A Good Way to Weigh Bad Options

Steve Saideman on why seriously examining the tradeoffs and costs involved in intervening in Syria is a good thing.

By: /
24 July, 2013

The Chairman of the US Joint Chiefs of Staff, General Martin Dempsey, made news when he informed Congress of the options facing the U.S. for addressing the Syrian civil war.  He did not cite my definition of the Mideast as the Land of Lousy Alternatives or my argument that saving Syria will take a super-hero or ten.  Instead, he went through the various options, enumerating their costs.  In a time of austerity and sequestration, merely specifying the potential budgetary impact of military action in another Mideast conflict is probably sufficient to kill the intervention ambitions of most (although Senator Lindsey Graham seems impervious to this type of thinking), The military’s conclusion that the Syrian situation really does present few alternatives for outsiders to make a difference is important on its own, but it’s also significant for what it tells us about the U.S. military’s current outlook on intervening in civil wars generally, and civil-military relations in the U.S.

Dempsey wrote this letter to Senator Carl Levin, Chairman of the Senate Armed Services committee, in the aftermath of his confirmation hearings (for a second term as Chairman) to explain the stance he took at the hearings.  He went through the options:


  • Train, advise and assist the opposition

  • Conduct limited missile strikes

  • Set up a no-fly zone

  • Establish buffer zones, most likely across the borders with Turkey or Jordan

  • Take control of Mr.
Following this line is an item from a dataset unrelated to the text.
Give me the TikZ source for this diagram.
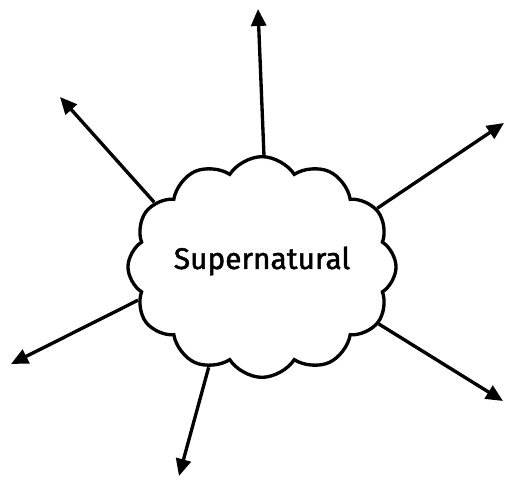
\documentclass[tikz,border=0pt]{standalone}
\usepackage{fontspec}
\setmainfont{Fira Sans}
\usetikzlibrary{shapes.symbols, arrows.meta}

\begin{document}
\begin{tikzpicture}[
    x=0.02cm, y=-0.02cm,
    idea/.style={cloud, draw, line width=1.9pt, cloud puffs=12, cloud puff arc=115, aspect=1.3,
                 minimum width=5.15cm, minimum height=3.85cm, inner sep=0pt,
                 text height=0.45cm, text depth=0.37cm,
                 font=\fontsize{17}{20}\selectfont\addfontfeature{FakeBold=1.6}},
    ray/.style={-{Triangle[length=3.4mm, width=3mm]}, line width=1.9pt}
]
\useasboundingbox (0,0) rectangle (506,482);

\node[idea] (super) at (262,267) {Supernatural};

% ends of the rays
\coordinate (tipN)  at (258,9);
\coordinate (tipNW) at (60,97);
\coordinate (tipNE) at (504,123);
\coordinate (tipSW) at (11,364);
\coordinate (tipS)  at (179,476);
\coordinate (tipSE) at (503,401);

\draw[ray] (super.89)  -- (tipN);
\draw[ray] (super.149) -- (tipNW);
\draw[ray] (super.27)  -- (tipNE);
\draw[ray] (super.195) -- (tipSW);
\draw[ray] (super.242) -- (tipS);
\draw[ray] (super.334) -- (tipSE);
\end{tikzpicture}
\end{document}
Assad’s chemical weapons stockpile (NYT)

Dempsey pointed out the costs of each option, but also that “Once we take action, we should be prepared for what comes next. Deeper involvement is hard to avoid.”  In other words, none of these would lead to a rebel victory; any first step would probably require additional steps.  This is not the “Powell” doctrine of only fighting conventional wars with popular support against feeble opposition but rather the informed experience after Afghanistan, Iraq, and Libya that regime change is a pretty difficult exercise that has not just costs but heaps of consequences. 

A few words on each option. Training and equipping the opposition did work in the case of Croatia in that it helped tip the balance in Bosnia, but the general circumstances in the Syria case are not the same – ­the opposition here is fragmented and includes many actors that are very hostile to the U.S.  Limited missile strikes are just that: limited.  They might make folks in the U.S. feel good, but they will not change the circumstances on the ground in any appreciable way.  A no-fly zone would only have a marginal impact because Assad, like Hussein of 1990s Iraq, has plenty of repressive capacity on the ground.  Buffer zones are a nice idea but so were the “safe havens” in Bosnia that became killing fields. Finally the effort to get Assad’s chemical weapons would require a war.  So, even if one does not think of the costs and consequences, the tool box is largely empty of tools that would make a significant difference. 
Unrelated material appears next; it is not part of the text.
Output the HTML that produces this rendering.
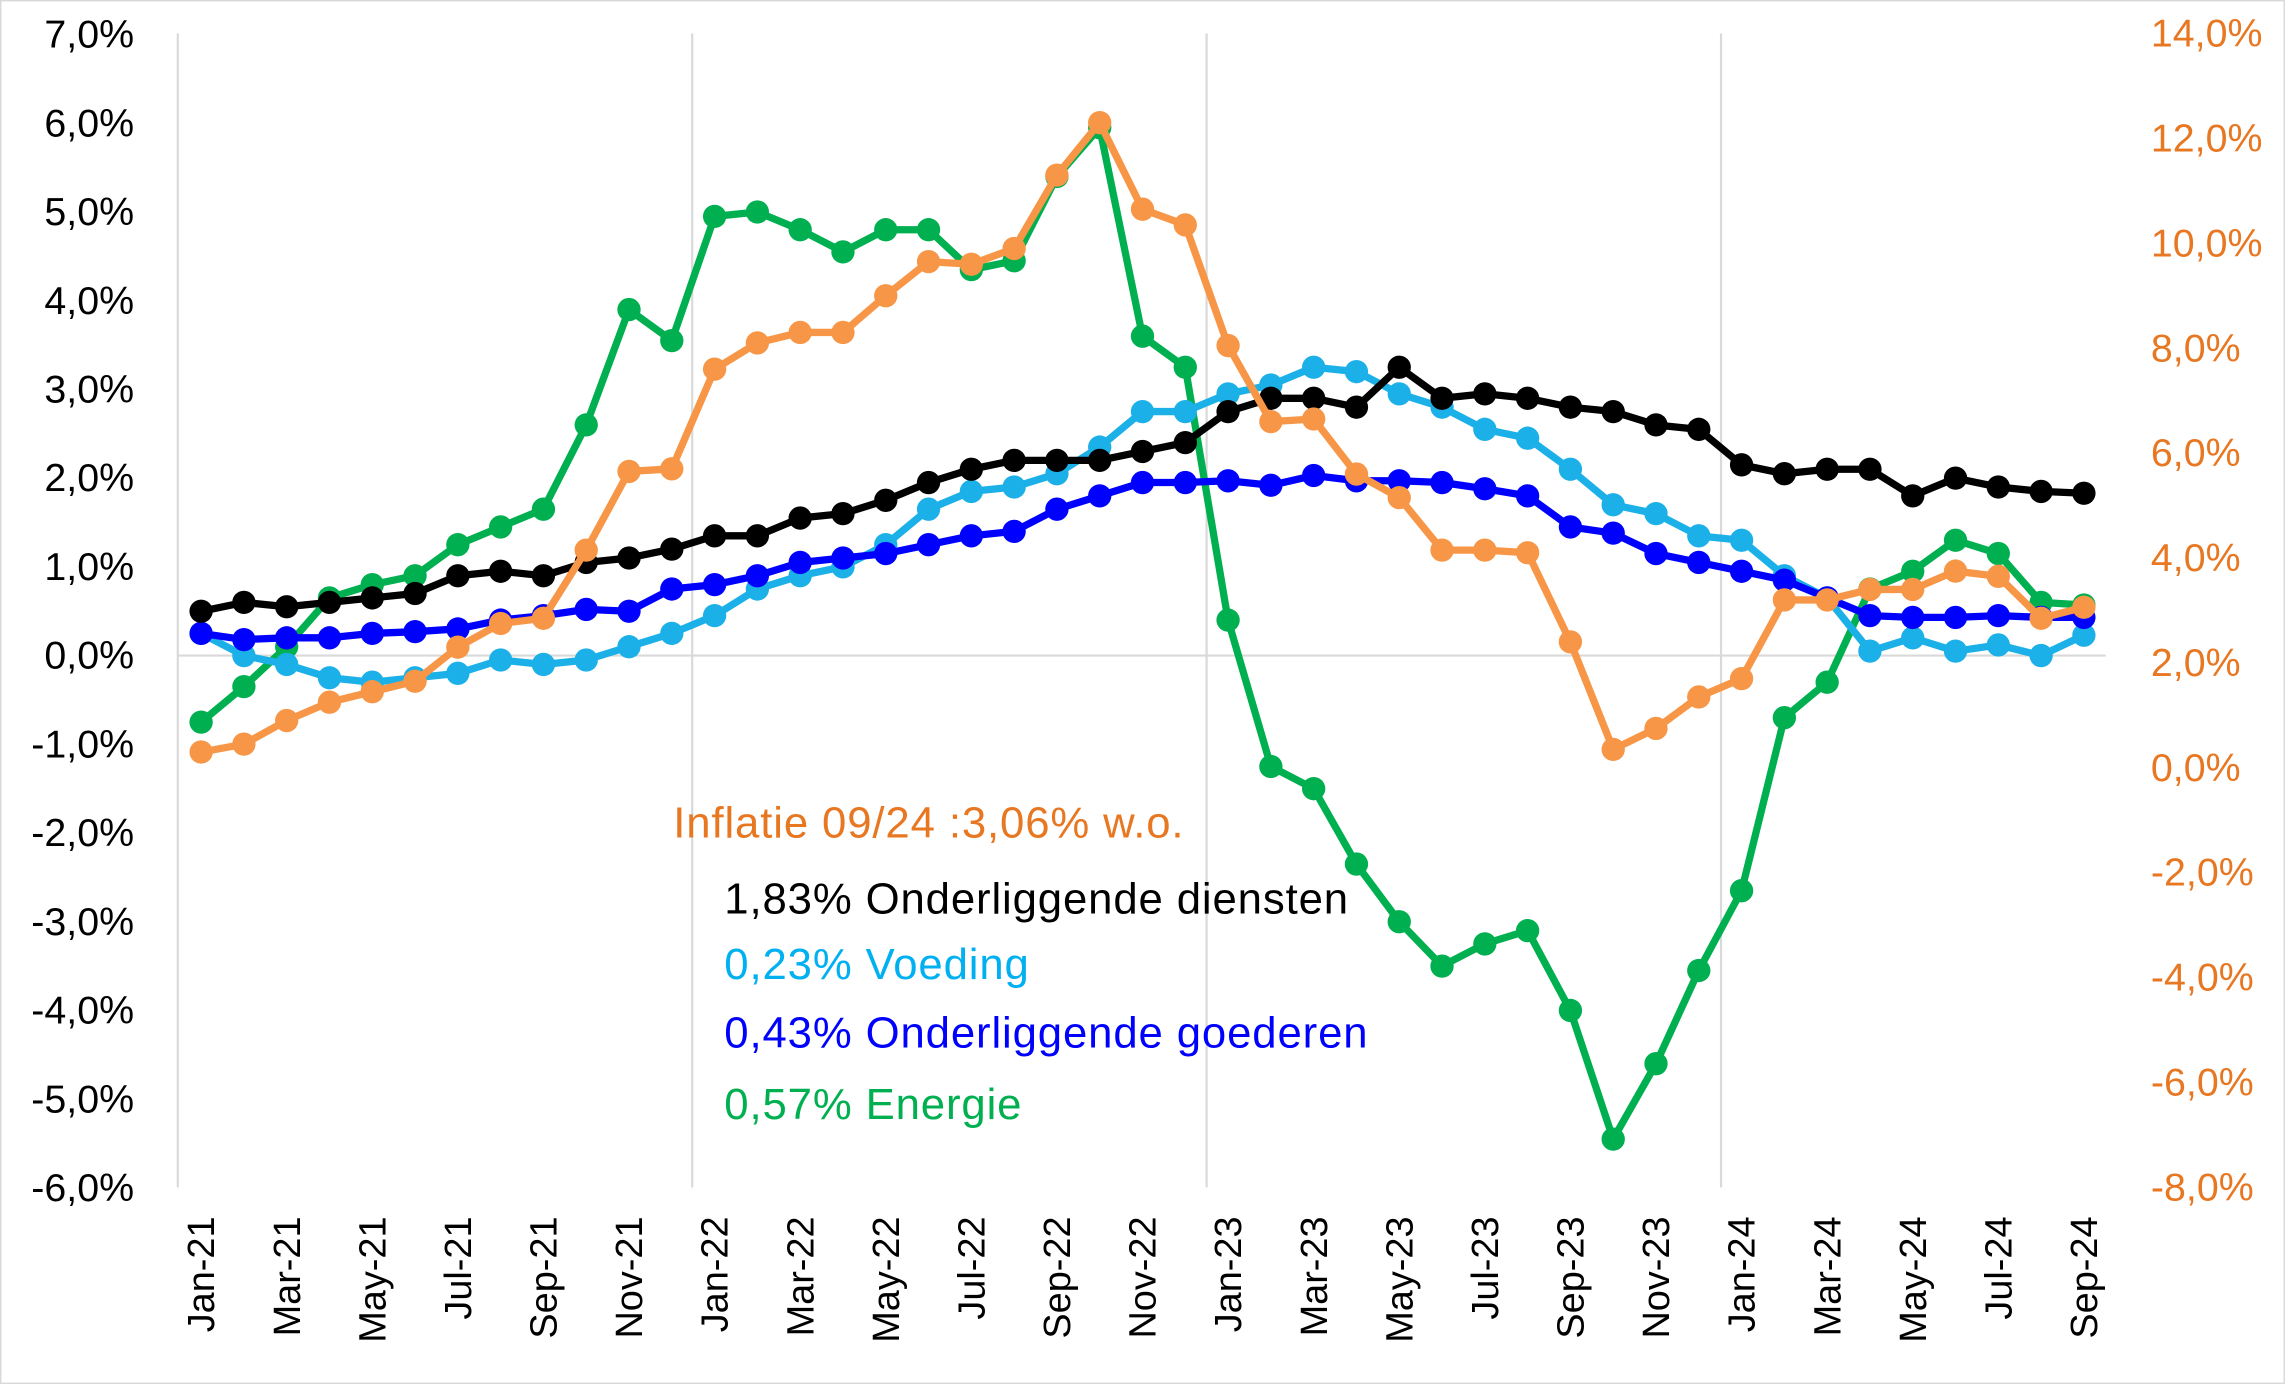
<!DOCTYPE html>
<html><head><meta charset="utf-8">
<style>
html,body{margin:0;padding:0;background:#fff;}
svg{display:block;}
text{font-family:"Liberation Sans",sans-serif;}
.ann{font-size:30px;letter-spacing:0.6px;}
</style></head>
<body>
<svg id="c" width="2285" height="1384" viewBox="0 0 1568 950" preserveAspectRatio="none" xmlns="http://www.w3.org/2000/svg">
<rect x="0.5" y="0.5" width="1567" height="949" fill="#fff" stroke="#d9d9d9"/>
<g id="grid"></g>
<g id="series"></g>
<g id="labels"></g>
<text class="ann" x="462" y="575" fill="#e87722">Inflatie 09/24 :3,06% w.o.</text>
<text class="ann" x="497" y="627" fill="#000">1,83% Onderliggende diensten</text>
<text class="ann" x="497" y="672" fill="#00b0f0">0,23% Voeding</text>
<text class="ann" x="497" y="719" fill="#0000ff">0,43% Onderliggende goederen</text>
<text class="ann" x="497" y="768" fill="#00b050">0,57% Energie</text>
</svg>
<script>
var NS="http://www.w3.org/2000/svg";
function el(p,t,a,txt){var e=document.createElementNS(NS,t);for(var k in a)e.setAttribute(k,a[k]);if(txt!==undefined)e.textContent=txt;p.appendChild(e);return e;}
var X0=138,DX=(1430-138)/44;
function X(i){return X0+i*DX;}
function YL(v){return 450-v*60.9;}
function YR(v){return 527-v*36;}
var g=document.getElementById('grid'),s=document.getElementById('series'),L=document.getElementById('labels');
[475,828,1181].forEach(function(x){el(g,'line',{x1:x,y1:23,x2:x,y2:815,stroke:'#d9d9d9','stroke-width':1.5});});
el(g,'line',{x1:122,y1:23,x2:122,y2:815,stroke:'#d9d9d9','stroke-width':1.5});
el(g,'line',{x1:122,y1:450,x2:1445,y2:450,stroke:'#d9d9d9','stroke-width':1.5});
for(var v=7;v>=-6;v--){el(L,'text',{x:92,y:YL(v)+9,'font-size':27,'text-anchor':'end',fill:'#000'},v.toFixed(1).replace('.',',')+'%');}
for(var r=14;r>=-8;r-=2){el(L,'text',{x:1476,y:YR(r)+9,'font-size':27,fill:'#e87722'},r.toFixed(1).replace('.',',')+'%');}
var m=['Jan','Mar','May','Jul','Sep','Nov'];
for(var i=0;i<45;i+=2){var yr=21+Math.floor(i/12);var lab=m[(i%12)/2]+'-'+yr;
 var x=X(i)+9;el(L,'text',{x:0,y:0,'font-size':26,'text-anchor':'end',transform:'translate('+x+',835) rotate(-90)',fill:'#000'},lab);}
var black=[0.5,0.6,0.55,0.6,0.65,0.7,0.9,0.95,0.9,1.05,1.1,1.2,1.35,1.35,1.55,1.6,1.75,1.95,2.1,2.2,2.2,2.2,2.3,2.4,2.75,2.9,2.9,2.8,3.25,2.9,2.95,2.9,2.8,2.75,2.6,2.55,2.15,2.05,2.1,2.1,1.8,2.0,1.9,1.85,1.83];
var light=[0.25,0.0,-0.1,-0.25,-0.3,-0.25,-0.2,-0.05,-0.1,-0.05,0.1,0.25,0.45,0.75,0.9,1.0,1.25,1.65,1.85,1.9,2.05,2.35,2.75,2.75,2.95,3.05,3.25,3.2,2.95,2.8,2.55,2.45,2.1,1.7,1.6,1.35,1.3,0.9,0.65,0.05,0.2,0.05,0.12,0.0,0.23];
var blue=[0.25,0.18,0.2,0.2,0.25,0.27,0.3,0.4,0.45,0.52,0.5,0.75,0.8,0.9,1.05,1.1,1.15,1.25,1.35,1.4,1.65,1.8,1.95,1.95,1.97,1.92,2.03,1.97,1.97,1.95,1.88,1.8,1.45,1.38,1.15,1.05,0.95,0.85,0.65,0.45,0.43,0.43,0.45,0.43,0.43];
var green=[-0.75,-0.35,0.1,0.65,0.8,0.9,1.25,1.45,1.65,2.6,3.9,3.55,4.95,5.0,4.8,4.55,4.8,4.8,4.35,4.45,5.4,5.95,3.6,3.25,0.4,-1.25,-1.5,-2.35,-3.0,-3.5,-3.25,-3.1,-4.0,-5.45,-4.6,-3.55,-2.65,-0.7,-0.3,0.75,0.95,1.3,1.15,0.6,0.57];
var orange=[0.3,0.45,0.9,1.25,1.45,1.65,2.3,2.75,2.85,4.15,5.65,5.7,7.6,8.1,8.3,8.3,9.0,9.65,9.6,9.9,11.3,12.3,10.65,10.35,8.05,6.6,6.65,5.6,5.15,4.15,4.15,4.1,2.4,0.35,0.75,1.35,1.7,3.2,3.2,3.4,3.4,3.75,3.65,2.85,3.06];
function draw(d,f,col){var pts=d.map(function(v,i){return X(i).toFixed(1)+','+f(v).toFixed(1);}).join(' ');
 el(s,'polyline',{points:pts,fill:'none',stroke:col,'stroke-width':5,'stroke-linejoin':'round'});
 d.forEach(function(v,i){el(s,'circle',{cx:X(i),cy:f(v),r:8,fill:col});});}
draw(green,YL,'#00b050');
draw(light,YL,'#1cb0e8');
draw(blue,YL,'#0000ff');
draw(black,YL,'#000000');
draw(orange,YR,'#f79646');
</script>
</body></html>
The second “revelation” in this letter is that the U.S. military is not chomping at the bit.  The reality is that the U.S. military has never been a big fan of intervening in civil wars–its leadership pushed hard against intervention in Bosnia.  People like to think of American soldiers as Rambos looking for some place to do some killing, but they knew before Afghanistan and Iraq – and they know much better now – that getting involved in other people’s civil wars is not only bloody, it is also incredibly hard to be successful.  Even if Assad’s government was taken out, the conflict would not be over.  Whatever arrogance existed in 2003 about the day after “victory” is gone now. State-building is a very hard business that the U.S. military would like to get out of.  I do believe that Dempsey’s opposition here is far more informed and nuanced than Powell’s in the early 1990’s, but that really does not matter too much.  What matters here is that the forces for intervention do not have an ally in the U.S. military.  Sorry, John McCain, but it looks like you will have to intervene on your own.

The third part of this story is how incredibly healthy American civil-military relations can be at times.  Sure, you have a fairly passionate set of hearings for the re-confirmation of the Chairman of the Joint Chiefs of Staff, but what happens?  The relevant body in the legislature, the Senate, gets to ask some pesky questions and put the Chairman’s feet to the fire. The Chairman provides additional information to the committee to reflect his thinking about the advice he is going to give to the President.  As a result, he has a better understanding of what the senators are thinking, and the senators have a better idea of what the Chairman is thinking.  Better understanding does not necessarily lead to happiness and singing kumbaya, but it fosters better oversight.  The key point here is that the process (aside from the holds that some senators may place on a nomination) works.  The public is now better informed about the reluctance of the administration to intervene in Syria. 

Not all countries have legislative processes that provide greater transparency about what the military’s stance is on key questions of the day, or that equip legislators with the tools they need to conduct oversight. The American process is hardly perfect, but we should take note when U.S. political institutions work as they were designed to do.  It should not be so exceptional either in the current American context or in the comparative context.  Yet it is.